─── Dataset section ───

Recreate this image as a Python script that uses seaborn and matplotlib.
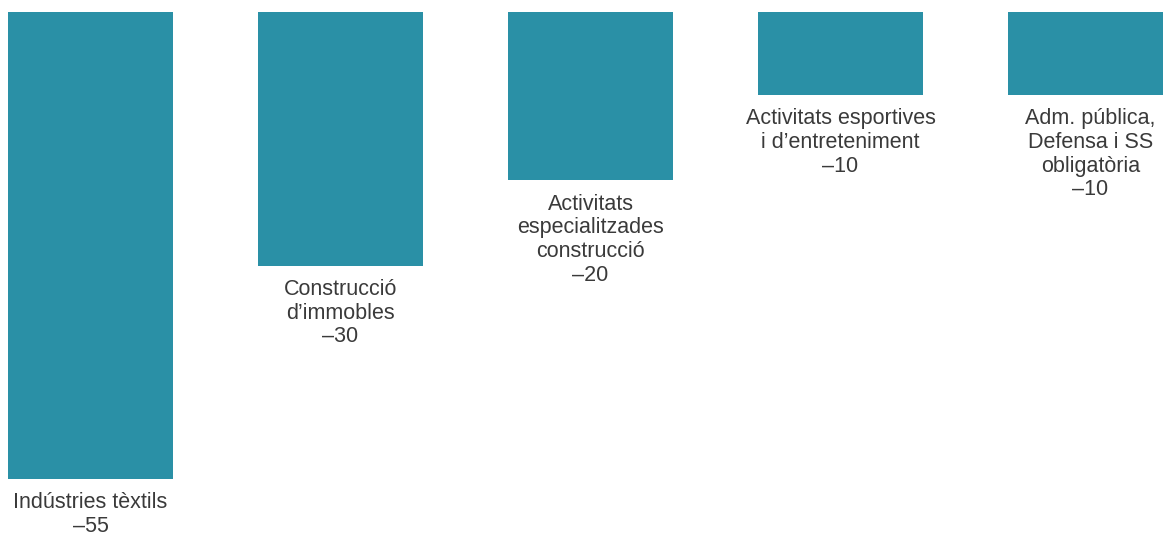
import matplotlib

matplotlib.use("Agg")
import matplotlib.pyplot as plt
import pandas as pd
import seaborn as sns

SECTORS = [
    "Indústries tèxtils",
    "Construcció\nd’immobles",
    "Activitats\nespecialitzades\nconstrucció",
    "Activitats esportives\ni d’entreteniment",
    "Adm. pública,\nDefensa i SS\nobligatòria",
]
CHANGE = [-55, -30, -20, -10, -10]

BAR_COLOR = "#2a90a6"
TEXT_COLOR = "#3a3a3a"

sns.set_theme(style="white")
plt.rcParams["font.family"] = ["Liberation Sans", "DejaVu Sans"]

df = pd.DataFrame({"sector": SECTORS, "change": CHANGE})

fig = plt.figure(figsize=(11.63, 5.34), dpi=100)
# axes top sits 12 px below the figure edge; bars are clipped there
ax = fig.add_axes([0, 0, 1, 522 / 534])
sns.barplot(data=df, x="sector", y="change", color=BAR_COLOR, saturation=1,
            width=0.66, linewidth=0, ax=ax)

for i, (name, val) in enumerate(zip(SECTORS, CHANGE)):
    ax.annotate(f"{name}\n–{abs(val)}", xy=(i, val), xytext=(0, -9.5),
                textcoords="offset points", ha="center", va="top",
                fontsize=15.5, color=TEXT_COLOR, linespacing=1.17,
                annotation_clip=False)

ax.set_xlim(-0.362, 4.29)
ax.set_ylim(-61.45, -0.273)
ax.axis("off")

fig.savefig("out.png", dpi=100)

───

From the listing above, copy every line that holds the string "matplotlib".

Complete answer =
Recreate this image as a Python script that uses seaborn and matplotlib.
import matplotlib
matplotlib.use("Agg")
import matplotlib.pyplot as plt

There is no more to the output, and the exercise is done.